Return the lines below exactly, from the first line to the line that contains "const asalariadosMujeres = [31, 27, 10, 53, 44];". Leave out pictures.

+++ Provided data

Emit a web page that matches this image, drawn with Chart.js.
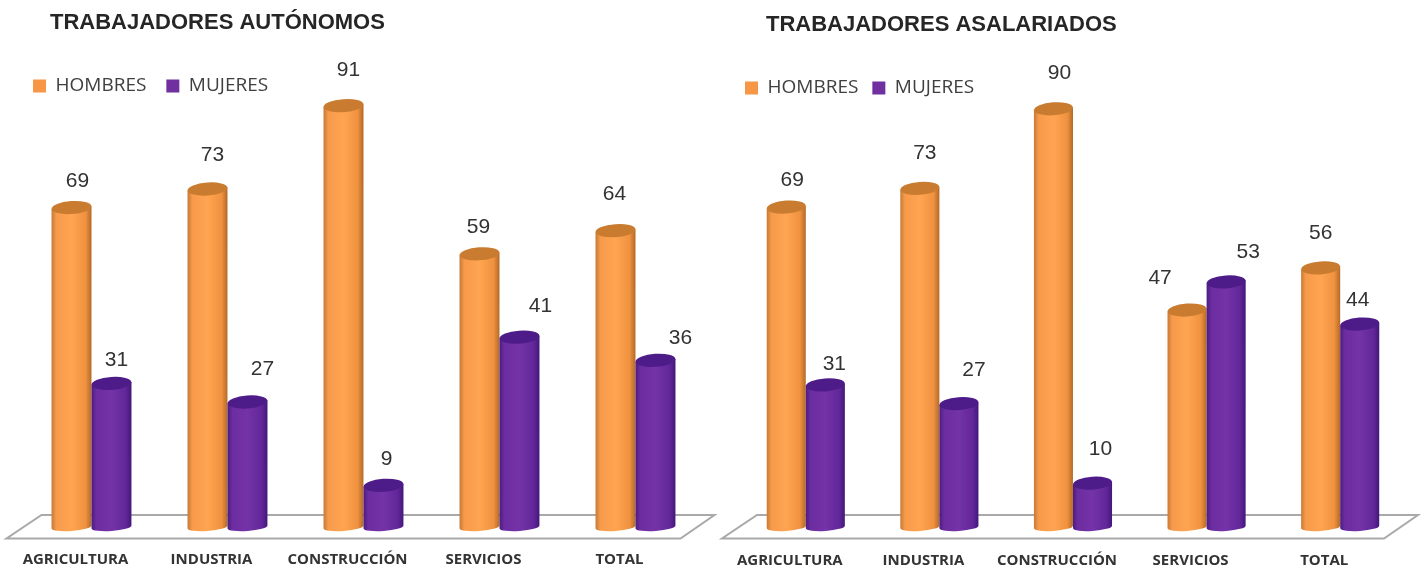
<!DOCTYPE html>
<html>
<head>
<meta charset="utf-8">
<script src="https://cdn.jsdelivr.net/npm/chart.js@4"></script>
<style>
  html, body { margin: 0; background: #fff; }
  #wrap { position: relative; width: 1427px; height: 568px; overflow: hidden; }
  .box { position: absolute; top: 0; height: 568px; }
  #boxLeft { left: 0; width: 718px; }
  #boxRight { left: 718px; width: 709px; }
  canvas { filter: blur(0.5px); }
</style>
</head>
<body>
<div id="wrap">
  <div class="box" id="boxLeft"><canvas id="autonomos"></canvas></div>
  <div class="box" id="boxRight"><canvas id="asalariados"></canvas></div>
</div>
<script>
const categories = ["AGRICULTURA", "INDUSTRIA", "CONSTRUCCIÓN", "SERVICIOS", "TOTAL"];
const seriesNames = ["HOMBRES", "MUJERES"];
const autonomosHombres = [69, 73, 91, 59, 64];
const autonomosMujeres = [31, 27, 9, 41, 36];
const asalariadosHombres = [69, 73, 90, 47, 56];
const asalariadosMujeres = [31, 27, 10, 53, 44];

const ORANGE = ["#c67a35", "#f79a4a", "#ffa552", "#f0923f", "#b36a28"];
const PURPLE = ["#4b1c80", "#6c2da0", "#7433a8", "#62279a", "#43177a"];
const ORANGE_CAP = "#c97c30";
const PURPLE_CAP = "#4e1c88";
const FLOOR_Y = 527;

function fillCylinder(ctx, bar, stops, capColor) {
  const w = bar.width, l = bar.x - w / 2, r = l + w;
  const tilt = -0.07, topRy = 6.5, botRy = 4;
  const dy = Math.sin(tilt) * w / 2;
  const base = Math.min(bar.base, FLOOR_Y);

  const g = ctx.createLinearGradient(l, 0, r, 0);
  g.addColorStop(0, stops[0]);
  g.addColorStop(0.12, stops[1]);
  g.addColorStop(0.5, stops[2]);
  g.addColorStop(0.85, stops[3]);
  g.addColorStop(1, stops[4]);

  ctx.beginPath();
  ctx.moveTo(l, bar.y - dy);
  ctx.lineTo(l, base - dy);
  ctx.ellipse(bar.x, base, w / 2, botRy, tilt, Math.PI, 0, true);
  ctx.lineTo(r, bar.y + dy);
  ctx.closePath();
  ctx.fillStyle = g;
  ctx.fill();

  ctx.beginPath();
  ctx.ellipse(bar.x, bar.y, w / 2, topRy, tilt, 0, Math.PI * 2);
  ctx.fillStyle = capColor;
  ctx.fill();
}

// draws the floor, the cylinders and the number labels in place of the flat bars
const cylinders = {
  id: "cylinders",
  beforeInit(chart) {
    // legend sits over the plot, it must not take room from it
    const fit = chart.legend.fit;
    chart.legend.fit = function () {
      fit.call(this);
      this.height = 0;
    };
  },
  beforeDraw(chart, args, opts) {
    const legend = chart.legend;
    chart.titleBlock.left = opts.titleLeft;
    legend.left = opts.legendLeft;
    legend.top = opts.legendTop;
    legend.right = legend.left + 400;
    legend.bottom = legend.top + 60;
    legend.height = 60;
  },
  beforeDatasetsDraw(chart) {
    const ctx = chart.ctx, a = chart.chartArea;
    ctx.save();
    ctx.beginPath();
    ctx.moveTo(a.left + 18, 515);
    ctx.lineTo(a.right + 11, 515);
    ctx.lineTo(a.right - 23, 538.5);
    ctx.lineTo(a.left - 17, 538.5);
    ctx.closePath();
    ctx.strokeStyle = "#a9a9a9";
    ctx.lineWidth = 2;
    ctx.stroke();
    ctx.restore();
  },
  beforeDatasetDraw() {
    return false;
  },
  afterDatasetsDraw(chart, args, opts) {
    const ctx = chart.ctx;
    ctx.save();
    chart.data.datasets.forEach((ds, d) => {
      chart.getDatasetMeta(d).data.forEach((bar) => {
        fillCylinder(ctx, bar, d === 0 ? ORANGE : PURPLE, d === 0 ? ORANGE_CAP : PURPLE_CAP);
      });
    });
    ctx.font = "21px 'Liberation Sans'";
    ctx.fillStyle = "#333333";
    ctx.textAlign = "center";
    ctx.textBaseline = "middle";
    chart.data.datasets.forEach((ds, d) => {
      chart.getDatasetMeta(d).data.forEach((bar, i) => {
        const n = opts.nudges[d][i];
        ctx.fillText(ds.data[i], bar.x + n[0], bar.y + n[1]);
      });
    });
    ctx.restore();
  }
};

function makeChart(id, hombres, mujeres, o) {
  return new Chart(document.getElementById(id), {
    type: "bar",
    data: {
      labels: categories,
      datasets: [
        { label: seriesNames[0], data: hombres, backgroundColor: "#f79646" },
        { label: seriesNames[1], data: mujeres, backgroundColor: "#7030a0" }
      ]
    },
    plugins: [cylinders],
    options: {
      responsive: true,
      maintainAspectRatio: false,
      animation: false,
      datasets: { bar: { barPercentage: 1, categoryPercentage: o.catPct } },
      layout: { padding: { left: o.padLeft, right: o.padRight, top: 0, bottom: 0 } },
      scales: {
        x: {
          grid: { display: false },
          border: { display: false },
          afterFit: (s) => { s.height = o.axisHeight; },
          ticks: {
            autoSkip: false,
            maxRotation: 0,
            labelOffset: -16,
            padding: o.tickPad,
            color: "#333333",
            font: { family: "'Open Sans'", weight: "bold", size: 15 }
          }
        },
        y: { display: false, min: 0, max: 100 }
      },
      plugins: {
        title: {
          display: true,
          text: o.title,
          color: "#262626",
          font: { family: "'Liberation Sans'", weight: "bold", size: 22, lineHeight: 1.2 },
          align: "start",
          padding: o.titlePad
        },
        legend: {
          position: "top",
          align: "start",
          labels: {
            boxWidth: 13,
            boxHeight: 13,
            padding: o.legendPad,
            color: "#404040",
            font: { family: "'Open Sans'", size: 19 }
          }
        },
        tooltip: { enabled: false },
        cylinders: {
          titleLeft: o.titleLeft,
          legendLeft: o.legendLeft,
          legendTop: o.legendTop,
          nudges: o.nudges
        }
      }
    }
  });
}

makeChart("autonomos", autonomosHombres, autonomosMujeres, {
  title: "TRABAJADORES AUTÓNOMOS",
  catPct: 0.588, padLeft: 23.5, padRight: 14.5, axisHeight: 41, tickPad: 16,
  titlePad: { top: 10, bottom: 27.6 }, titleLeft: 50, legendLeft: 13, legendTop: 56.5, legendPad: 20,
  nudges: [
    [[6, -26], [5, -34], [5, -35], [-1, -27], [-1, -36]],
    [[5, -23], [15, -33], [3, -26], [21, -31], [25, -22]]
  ]
});

makeChart("asalariados", asalariadosHombres, asalariadosMujeres, {
  title: "TRABAJADORES ASALARIADOS",
  catPct: 0.585, padLeft: 21, padRight: 20, axisHeight: 38, tickPad: 14,
  titlePad: { top: 12, bottom: 23.6 }, titleLeft: 48, legendLeft: 13, legendTop: 64.5, legendPad: 14,
  nudges: [
    [[6, -27], [5, -35], [6, -36], [-27, -32], [0, -35]],
    [[9, -21], [15, -33], [8, -34], [22, -30], [-2, -24]]
  ]
});
</script>
</body>
</html>
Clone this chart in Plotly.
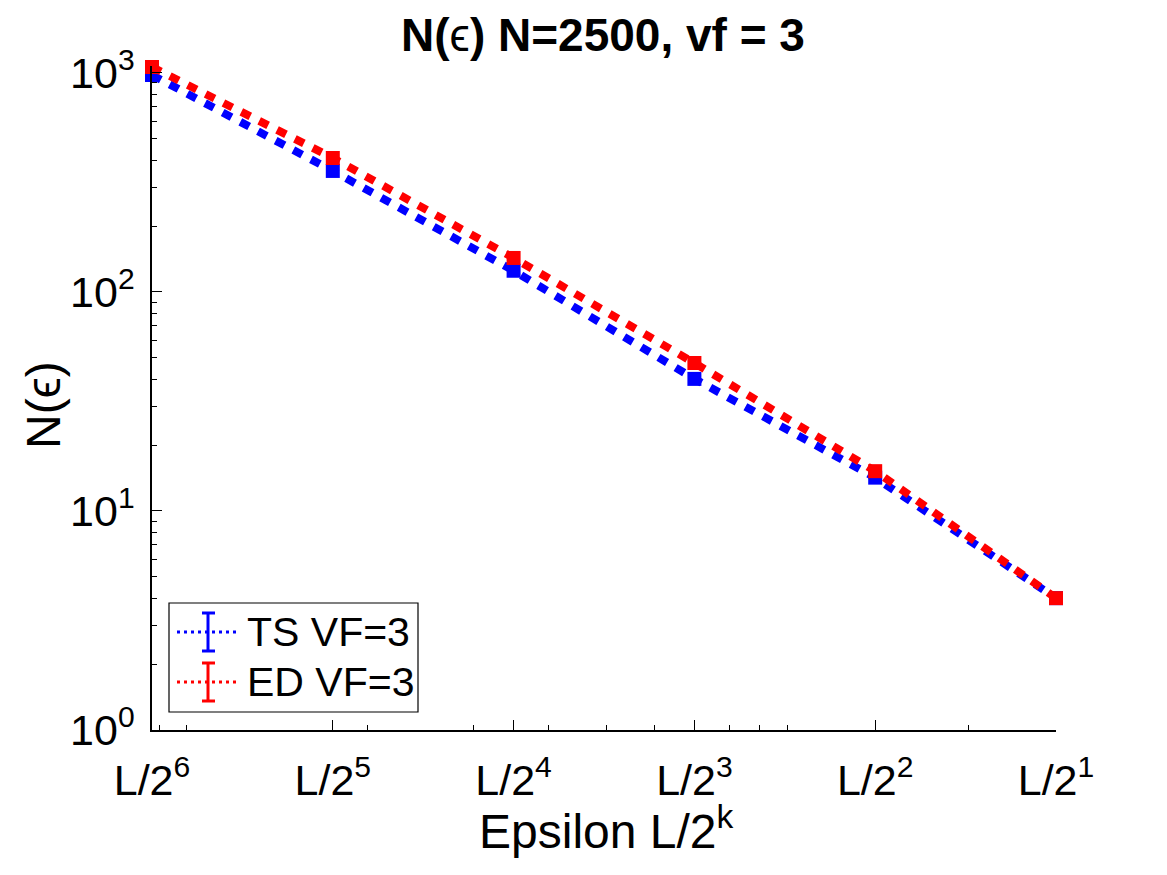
import numpy as np
import plotly.graph_objects as go

# box-counting result, epsilon = L/2^k (L)
L = 56.0
K = [6, 5, 4, 3, 2, 1]
TS_VF3 = [979, 357, 125, 40.1, 14.2, 4.0]
ED_VF3 = [1065, 409, 143, 47.4, 15.2, 4.0]

X_TICK_TEXT = ["L/2<sup>6</sup>", "L/2<sup>5</sup>", "L/2<sup>4</sup>",
               "L/2<sup>3</sup>", "L/2<sup>2</sup>", "L/2<sup>1</sup>"]
Y_TICKS = [1, 10, 100, 1000]
Y_TICK_TEXT = ["10<sup>0</sup>", "10<sup>1</sup>", "10<sup>2</sup>", "10<sup>3</sup>"]

FONT = "Liberation Sans, Arial, Helvetica, sans-serif"

# page body has an 8px margin, so the figure is shrunk by that much
OFF = 8
W, H = 1167 - OFF, 875 - OFF
# plot area in window pixels
X0, X1, Y0, Y1 = 152, 1056, 66, 730
PW, PH = X1 - X0, Y1 - Y0

eps = [L / 2 ** k for k in K]
x_minor = [m * 10.0 ** e for e in (-1, 0, 1) for m in range(1, 10)]
x_minor = [v for v in x_minor if eps[0] <= v <= eps[-1]]
y_minor = [m * 10.0 ** e for e in (0, 1, 2) for m in range(2, 10)]


def px(x):
    return (x - X0) / PW


def py(y):
    return (Y1 - y) / PH


fig = go.Figure()
for name, vals, color in [("TS VF=3", TS_VF3, "#0000FF"), ("ED VF=3", ED_VF3, "#FF0000")]:
    fig.add_trace(go.Scatter(
        x=eps, y=vals, name=name, mode="lines+markers",
        line=dict(color=color, width=8, dash="10px,10px"),
        marker=dict(symbol="square", size=14, color=color),
        cliponaxis=False, showlegend=False,
    ))

# hand-made legend in MATLAB style (dotted line + errorbar glyph)
shapes = [dict(type="rect", xref="paper", yref="paper",
               x0=px(169), x1=px(418), y0=py(712), y1=py(603),
               line=dict(color="black", width=1.2), fillcolor="white", layer="above")]
annotations = []
for yc, color, label in [(632, "#0000FF", "TS VF=3"), (682, "#FF0000", "ED VF=3")]:
    shapes.append(dict(type="line", xref="paper", yref="paper",
                       x0=px(177), x1=px(238), y0=py(yc), y1=py(yc),
                       line=dict(color=color, width=3, dash="3px,4px"), layer="above"))
    shapes.append(dict(type="line", xref="paper", yref="paper",
                       x0=px(208), x1=px(208), y0=py(yc - 19), y1=py(yc + 19),
                       line=dict(color=color, width=3), layer="above"))
    for yy in (yc - 19, yc + 19):
        shapes.append(dict(type="line", xref="paper", yref="paper",
                           x0=px(202), x1=px(215), y0=py(yy), y1=py(yy),
                           line=dict(color=color, width=3), layer="above"))
    annotations.append(dict(text=label, xref="paper", yref="paper",
                            x=px(245), y=py(yc), xanchor="left", yanchor="middle",
                            showarrow=False, font=dict(size=41, color="black", family=FONT)))

annotations.append(dict(text="Epsilon L/2<sup>k</sup>", xref="paper", yref="paper",
                        x=px(606), y=py(828), xanchor="center", yanchor="middle",
                        showarrow=False, font=dict(size=48, color="black", family=FONT)))
annotations.append(dict(text="N(ϵ)", xref="paper", yref="paper",
                        x=px(43), y=py(405), xanchor="center", yanchor="middle", textangle=-90,
                        showarrow=False, font=dict(size=48, color="black", family=FONT)))

fig.update_layout(
    width=W, height=H,
    margin=dict(l=X0 - OFF, r=1167 - X1, t=Y0 - OFF, b=875 - Y1, autoexpand=False),
    paper_bgcolor="white", plot_bgcolor="white",
    font=dict(family=FONT, color="black"),
    title=dict(text="<b>N(</b>ϵ<b>) N=2500, vf = 3</b>", x=px(603), xref="paper",
               xanchor="center", y=1 - (35 - OFF) / H, yref="container", yanchor="middle",
               font=dict(size=46, color="black", family=FONT)),
    shapes=shapes, annotations=annotations,
)
fig.update_xaxes(
    type="log", range=[np.log10(eps[0]), np.log10(eps[-1])],
    tickmode="array", tickvals=eps, ticktext=X_TICK_TEXT,
    tickfont=dict(size=43), ticks="inside", ticklen=10, tickwidth=1.2, tickcolor="black",
    ticklabelstandoff=12,
    showline=True, linecolor="black", linewidth=1.5, showgrid=False, zeroline=False,
    minor=dict(tickmode="array", tickvals=x_minor, ticks="inside", ticklen=5,
               tickwidth=1.2, tickcolor="black", showgrid=False),
)
fig.update_yaxes(
    type="log", range=[0, np.log10(1076)],
    tickmode="array", tickvals=Y_TICKS, ticktext=Y_TICK_TEXT,
    tickfont=dict(size=43), ticks="inside", ticklen=10, tickwidth=1.2, tickcolor="black",
    ticklabelstandoff=7,
    showline=True, linecolor="black", linewidth=1.5, showgrid=False, zeroline=False,
    minor=dict(tickmode="array", tickvals=y_minor, ticks="inside", ticklen=5,
               tickwidth=1.2, tickcolor="black", showgrid=False),
)

fig.write_html("out.html")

++++++

## Reply
Emit a web page that matches this image, drawn with Chart.js.
<!DOCTYPE html>
<html>
<head>
<meta charset="utf-8">
<script src="https://cdn.jsdelivr.net/npm/chart.js@4"></script>
<style>
  html, body { margin: 0; background: #fff; }
  #wrap { position: relative; width: 1427px; height: 568px; overflow: hidden; }
  .box { position: absolute; top: 0; height: 568px; }
  #boxLeft { left: 0; width: 718px; }
  #boxRight { left: 718px; width: 709px; }
  canvas { filter: blur(0.5px); }
</style>
</head>
<body>
<div id="wrap">
  <div class="box" id="boxLeft"><canvas id="autonomos"></canvas></div>
  <div class="box" id="boxRight"><canvas id="asalariados"></canvas></div>
</div>
<script>
const categories = ["AGRICULTURA", "INDUSTRIA", "CONSTRUCCIÓN", "SERVICIOS", "TOTAL"];
const seriesNames = ["HOMBRES", "MUJERES"];
const autonomosHombres = [69, 73, 91, 59, 64];
const autonomosMujeres = [31, 27, 9, 41, 36];
const asalariadosHombres = [69, 73, 90, 47, 56];
const asalariadosMujeres = [31, 27, 10, 53, 44];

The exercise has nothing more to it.